---------- MATERIAL PROVIDED ----------
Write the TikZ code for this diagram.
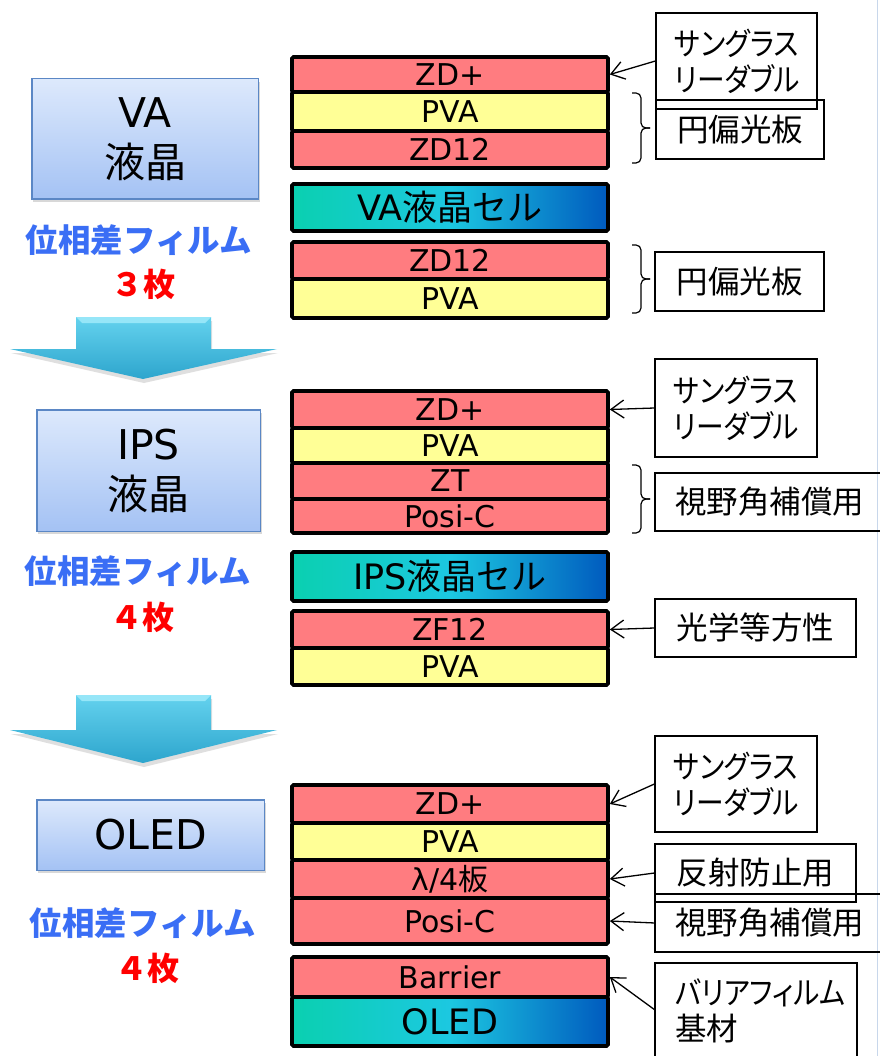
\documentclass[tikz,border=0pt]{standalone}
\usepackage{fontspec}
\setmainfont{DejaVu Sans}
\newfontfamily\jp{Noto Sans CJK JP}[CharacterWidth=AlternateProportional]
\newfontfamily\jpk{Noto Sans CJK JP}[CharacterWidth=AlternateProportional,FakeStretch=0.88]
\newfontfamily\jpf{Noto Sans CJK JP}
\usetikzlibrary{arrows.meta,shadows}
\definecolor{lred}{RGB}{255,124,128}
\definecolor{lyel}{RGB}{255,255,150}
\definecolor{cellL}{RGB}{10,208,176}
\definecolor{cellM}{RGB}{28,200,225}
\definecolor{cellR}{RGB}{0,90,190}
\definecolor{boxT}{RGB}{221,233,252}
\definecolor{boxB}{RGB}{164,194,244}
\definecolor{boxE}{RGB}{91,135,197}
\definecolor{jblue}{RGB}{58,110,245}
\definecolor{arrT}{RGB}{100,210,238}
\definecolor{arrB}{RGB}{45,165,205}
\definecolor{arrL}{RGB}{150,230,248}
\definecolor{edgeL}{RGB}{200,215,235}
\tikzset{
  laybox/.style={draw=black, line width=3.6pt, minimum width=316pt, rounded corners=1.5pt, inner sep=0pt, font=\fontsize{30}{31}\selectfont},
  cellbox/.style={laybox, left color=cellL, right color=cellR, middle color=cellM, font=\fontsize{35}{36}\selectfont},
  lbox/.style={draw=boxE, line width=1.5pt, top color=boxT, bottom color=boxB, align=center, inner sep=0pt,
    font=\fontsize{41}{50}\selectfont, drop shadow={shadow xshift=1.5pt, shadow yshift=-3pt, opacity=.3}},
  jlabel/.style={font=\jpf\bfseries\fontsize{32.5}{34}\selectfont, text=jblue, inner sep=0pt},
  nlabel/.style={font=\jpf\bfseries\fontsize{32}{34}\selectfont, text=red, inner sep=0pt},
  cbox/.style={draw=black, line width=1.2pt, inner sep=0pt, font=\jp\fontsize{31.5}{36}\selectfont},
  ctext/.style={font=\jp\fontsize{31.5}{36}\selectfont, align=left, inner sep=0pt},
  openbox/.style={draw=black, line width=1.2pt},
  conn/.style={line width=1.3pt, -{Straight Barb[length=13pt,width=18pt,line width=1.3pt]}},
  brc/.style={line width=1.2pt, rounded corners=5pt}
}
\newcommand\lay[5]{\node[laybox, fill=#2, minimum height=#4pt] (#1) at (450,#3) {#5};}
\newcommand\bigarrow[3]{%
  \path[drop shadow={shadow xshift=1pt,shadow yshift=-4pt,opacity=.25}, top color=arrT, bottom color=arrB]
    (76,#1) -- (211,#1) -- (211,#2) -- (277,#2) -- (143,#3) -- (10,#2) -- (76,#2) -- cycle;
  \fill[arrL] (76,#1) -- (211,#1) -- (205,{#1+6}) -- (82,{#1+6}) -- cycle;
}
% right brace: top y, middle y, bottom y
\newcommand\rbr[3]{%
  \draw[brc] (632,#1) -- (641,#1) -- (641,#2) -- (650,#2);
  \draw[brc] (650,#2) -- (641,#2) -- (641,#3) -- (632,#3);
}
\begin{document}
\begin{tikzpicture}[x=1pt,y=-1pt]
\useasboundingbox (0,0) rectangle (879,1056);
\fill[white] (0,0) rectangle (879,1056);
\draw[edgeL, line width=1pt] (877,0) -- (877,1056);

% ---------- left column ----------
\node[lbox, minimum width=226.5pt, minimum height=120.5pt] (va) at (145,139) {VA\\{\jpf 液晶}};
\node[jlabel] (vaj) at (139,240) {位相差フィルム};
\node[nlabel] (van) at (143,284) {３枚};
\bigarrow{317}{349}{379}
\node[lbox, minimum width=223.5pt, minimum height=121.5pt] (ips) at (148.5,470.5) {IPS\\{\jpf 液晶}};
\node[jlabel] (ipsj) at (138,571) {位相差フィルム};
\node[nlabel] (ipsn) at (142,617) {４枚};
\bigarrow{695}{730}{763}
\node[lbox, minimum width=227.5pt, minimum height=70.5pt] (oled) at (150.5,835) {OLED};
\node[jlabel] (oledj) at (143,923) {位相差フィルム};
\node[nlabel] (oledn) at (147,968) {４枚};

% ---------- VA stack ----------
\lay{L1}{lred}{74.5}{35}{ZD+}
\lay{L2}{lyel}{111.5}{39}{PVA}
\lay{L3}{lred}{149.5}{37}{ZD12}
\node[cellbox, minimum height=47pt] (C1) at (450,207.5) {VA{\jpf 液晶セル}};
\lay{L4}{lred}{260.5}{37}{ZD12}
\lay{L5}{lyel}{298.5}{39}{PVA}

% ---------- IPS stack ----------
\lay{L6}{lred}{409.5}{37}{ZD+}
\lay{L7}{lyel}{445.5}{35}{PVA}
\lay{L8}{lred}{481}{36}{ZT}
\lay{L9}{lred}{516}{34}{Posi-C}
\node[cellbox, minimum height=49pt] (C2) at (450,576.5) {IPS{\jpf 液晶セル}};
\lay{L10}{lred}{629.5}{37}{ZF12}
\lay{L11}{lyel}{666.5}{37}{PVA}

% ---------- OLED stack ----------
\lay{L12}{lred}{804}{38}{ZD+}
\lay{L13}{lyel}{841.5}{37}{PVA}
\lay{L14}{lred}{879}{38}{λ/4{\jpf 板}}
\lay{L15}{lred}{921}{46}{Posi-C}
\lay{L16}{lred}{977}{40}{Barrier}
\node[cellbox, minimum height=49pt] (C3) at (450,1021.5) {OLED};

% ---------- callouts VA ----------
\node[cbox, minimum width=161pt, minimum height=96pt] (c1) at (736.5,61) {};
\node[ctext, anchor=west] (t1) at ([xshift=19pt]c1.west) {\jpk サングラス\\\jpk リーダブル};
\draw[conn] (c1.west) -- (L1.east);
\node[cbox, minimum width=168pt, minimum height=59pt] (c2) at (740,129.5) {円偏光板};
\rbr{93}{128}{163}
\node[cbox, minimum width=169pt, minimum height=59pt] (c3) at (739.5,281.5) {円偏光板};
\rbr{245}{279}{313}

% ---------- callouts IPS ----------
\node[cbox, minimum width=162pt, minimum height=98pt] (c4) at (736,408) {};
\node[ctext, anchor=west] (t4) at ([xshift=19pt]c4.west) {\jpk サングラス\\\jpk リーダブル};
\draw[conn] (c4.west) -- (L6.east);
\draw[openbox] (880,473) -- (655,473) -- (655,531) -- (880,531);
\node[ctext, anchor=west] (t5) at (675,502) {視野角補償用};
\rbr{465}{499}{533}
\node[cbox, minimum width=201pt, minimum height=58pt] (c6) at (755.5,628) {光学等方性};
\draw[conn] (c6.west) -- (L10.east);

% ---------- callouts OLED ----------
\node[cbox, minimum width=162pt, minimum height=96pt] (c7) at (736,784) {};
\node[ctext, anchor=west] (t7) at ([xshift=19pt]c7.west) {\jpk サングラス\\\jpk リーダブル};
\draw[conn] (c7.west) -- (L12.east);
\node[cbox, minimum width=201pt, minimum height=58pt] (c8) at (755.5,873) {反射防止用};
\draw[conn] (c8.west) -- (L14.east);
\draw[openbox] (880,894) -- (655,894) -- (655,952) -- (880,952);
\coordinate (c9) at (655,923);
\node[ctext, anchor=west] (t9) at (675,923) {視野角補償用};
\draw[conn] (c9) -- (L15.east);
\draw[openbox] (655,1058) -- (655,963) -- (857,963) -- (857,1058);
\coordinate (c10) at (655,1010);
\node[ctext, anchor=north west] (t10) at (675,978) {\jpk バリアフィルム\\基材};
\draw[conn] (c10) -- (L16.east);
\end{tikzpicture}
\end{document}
----------
In your copy, leave out the pictures and reproduce the material above exactly.

* COMPLETE RESPONSE
Write the TikZ code for this diagram.
\documentclass[tikz,border=0pt]{standalone}
\usepackage{fontspec}
\setmainfont{DejaVu Sans}
\newfontfamily\jp{Noto Sans CJK JP}[CharacterWidth=AlternateProportional]
\newfontfamily\jpk{Noto Sans CJK JP}[CharacterWidth=AlternateProportional,FakeStretch=0.88]
\newfontfamily\jpf{Noto Sans CJK JP}
\usetikzlibrary{arrows.meta,shadows}
\definecolor{lred}{RGB}{255,124,128}
\definecolor{lyel}{RGB}{255,255,150}
\definecolor{cellL}{RGB}{10,208,176}
\definecolor{cellM}{RGB}{28,200,225}
\definecolor{cellR}{RGB}{0,90,190}
\definecolor{boxT}{RGB}{221,233,252}
\definecolor{boxB}{RGB}{164,194,244}
\definecolor{boxE}{RGB}{91,135,197}
\definecolor{jblue}{RGB}{58,110,245}
\definecolor{arrT}{RGB}{100,210,238}
\definecolor{arrB}{RGB}{45,165,205}
\definecolor{arrL}{RGB}{150,230,248}
\definecolor{edgeL}{RGB}{200,215,235}
\tikzset{
  laybox/.style={draw=black, line width=3.6pt, minimum width=316pt, rounded corners=1.5pt, inner sep=0pt, font=\fontsize{30}{31}\selectfont},
  cellbox/.style={laybox, left color=cellL, right color=cellR, middle color=cellM, font=\fontsize{35}{36}\selectfont},
  lbox/.style={draw=boxE, line width=1.5pt, top color=boxT, bottom color=boxB, align=center, inner sep=0pt,
    font=\fontsize{41}{50}\selectfont, drop shadow={shadow xshift=1.5pt, shadow yshift=-3pt, opacity=.3}},
  jlabel/.style={font=\jpf\bfseries\fontsize{32.5}{34}\selectfont, text=jblue, inner sep=0pt},
  nlabel/.style={font=\jpf\bfseries\fontsize{32}{34}\selectfont, text=red, inner sep=0pt},
  cbox/.style={draw=black, line width=1.2pt, inner sep=0pt, font=\jp\fontsize{31.5}{36}\selectfont},
  ctext/.style={font=\jp\fontsize{31.5}{36}\selectfont, align=left, inner sep=0pt},
  openbox/.style={draw=black, line width=1.2pt},
  conn/.style={line width=1.3pt, -{Straight Barb[length=13pt,width=18pt,line width=1.3pt]}},
  brc/.style={line width=1.2pt, rounded corners=5pt}
}
\newcommand\lay[5]{\node[laybox, fill=#2, minimum height=#4pt] (#1) at (450,#3) {#5};}
\newcommand\bigarrow[3]{%
  \path[drop shadow={shadow xshift=1pt,shadow yshift=-4pt,opacity=.25}, top color=arrT, bottom color=arrB]
    (76,#1) -- (211,#1) -- (211,#2) -- (277,#2) -- (143,#3) -- (10,#2) -- (76,#2) -- cycle;
  \fill[arrL] (76,#1) -- (211,#1) -- (205,{#1+6}) -- (82,{#1+6}) -- cycle;
}
% right brace: top y, middle y, bottom y
\newcommand\rbr[3]{%
  \draw[brc] (632,#1) -- (641,#1) -- (641,#2) -- (650,#2);
  \draw[brc] (650,#2) -- (641,#2) -- (641,#3) -- (632,#3);
}
\begin{document}
\begin{tikzpicture}[x=1pt,y=-1pt]
\useasboundingbox (0,0) rectangle (879,1056);
\fill[white] (0,0) rectangle (879,1056);
\draw[edgeL, line width=1pt] (877,0) -- (877,1056);

% ---------- left column ----------
\node[lbox, minimum width=226.5pt, minimum height=120.5pt] (va) at (145,139) {VA\\{\jpf 液晶}};
\node[jlabel] (vaj) at (139,240) {位相差フィルム};
\node[nlabel] (van) at (143,284) {３枚};
\bigarrow{317}{349}{379}
\node[lbox, minimum width=223.5pt, minimum height=121.5pt] (ips) at (148.5,470.5) {IPS\\{\jpf 液晶}};
\node[jlabel] (ipsj) at (138,571) {位相差フィルム};
\node[nlabel] (ipsn) at (142,617) {４枚};
\bigarrow{695}{730}{763}
\node[lbox, minimum width=227.5pt, minimum height=70.5pt] (oled) at (150.5,835) {OLED};
\node[jlabel] (oledj) at (143,923) {位相差フィルム};
\node[nlabel] (oledn) at (147,968) {４枚};

% ---------- VA stack ----------
\lay{L1}{lred}{74.5}{35}{ZD+}
\lay{L2}{lyel}{111.5}{39}{PVA}
\lay{L3}{lred}{149.5}{37}{ZD12}
\node[cellbox, minimum height=47pt] (C1) at (450,207.5) {VA{\jpf 液晶セル}};
\lay{L4}{lred}{260.5}{37}{ZD12}
\lay{L5}{lyel}{298.5}{39}{PVA}

% ---------- IPS stack ----------
\lay{L6}{lred}{409.5}{37}{ZD+}
\lay{L7}{lyel}{445.5}{35}{PVA}
\lay{L8}{lred}{481}{36}{ZT}
\lay{L9}{lred}{516}{34}{Posi-C}
\node[cellbox, minimum height=49pt] (C2) at (450,576.5) {IPS{\jpf 液晶セル}};
\lay{L10}{lred}{629.5}{37}{ZF12}
\lay{L11}{lyel}{666.5}{37}{PVA}

% ---------- OLED stack ----------
\lay{L12}{lred}{804}{38}{ZD+}
\lay{L13}{lyel}{841.5}{37}{PVA}
\lay{L14}{lred}{879}{38}{λ/4{\jpf 板}}
\lay{L15}{lred}{921}{46}{Posi-C}
\lay{L16}{lred}{977}{40}{Barrier}
\node[cellbox, minimum height=49pt] (C3) at (450,1021.5) {OLED};

% ---------- callouts VA ----------
\node[cbox, minimum width=161pt, minimum height=96pt] (c1) at (736.5,61) {};
\node[ctext, anchor=west] (t1) at ([xshift=19pt]c1.west) {\jpk サングラス\\\jpk リーダブル};
\draw[conn] (c1.west) -- (L1.east);
\node[cbox, minimum width=168pt, minimum height=59pt] (c2) at (740,129.5) {円偏光板};
\rbr{93}{128}{163}
\node[cbox, minimum width=169pt, minimum height=59pt] (c3) at (739.5,281.5) {円偏光板};
\rbr{245}{279}{313}

% ---------- callouts IPS ----------
\node[cbox, minimum width=162pt, minimum height=98pt] (c4) at (736,408) {};
\node[ctext, anchor=west] (t4) at ([xshift=19pt]c4.west) {\jpk サングラス\\\jpk リーダブル};
\draw[conn] (c4.west) -- (L6.east);
\draw[openbox] (880,473) -- (655,473) -- (655,531) -- (880,531);
\node[ctext, anchor=west] (t5) at (675,502) {視野角補償用};
\rbr{465}{499}{533}
\node[cbox, minimum width=201pt, minimum height=58pt] (c6) at (755.5,628) {光学等方性};
\draw[conn] (c6.west) -- (L10.east);

% ---------- callouts OLED ----------
\node[cbox, minimum width=162pt, minimum height=96pt] (c7) at (736,784) {};
\node[ctext, anchor=west] (t7) at ([xshift=19pt]c7.west) {\jpk サングラス\\\jpk リーダブル};
\draw[conn] (c7.west) -- (L12.east);
\node[cbox, minimum width=201pt, minimum height=58pt] (c8) at (755.5,873) {反射防止用};
\draw[conn] (c8.west) -- (L14.east);
\draw[openbox] (880,894) -- (655,894) -- (655,952) -- (880,952);
\coordinate (c9) at (655,923);
\node[ctext, anchor=west] (t9) at (675,923) {視野角補償用};
\draw[conn] (c9) -- (L15.east);
\draw[openbox] (655,1058) -- (655,963) -- (857,963) -- (857,1058);
\coordinate (c10) at (655,1010);
\node[ctext, anchor=north west] (t10) at (675,978) {\jpk バリアフィルム\\基材};
\draw[conn] (c10) -- (L16.east);
\end{tikzpicture}
\end{document}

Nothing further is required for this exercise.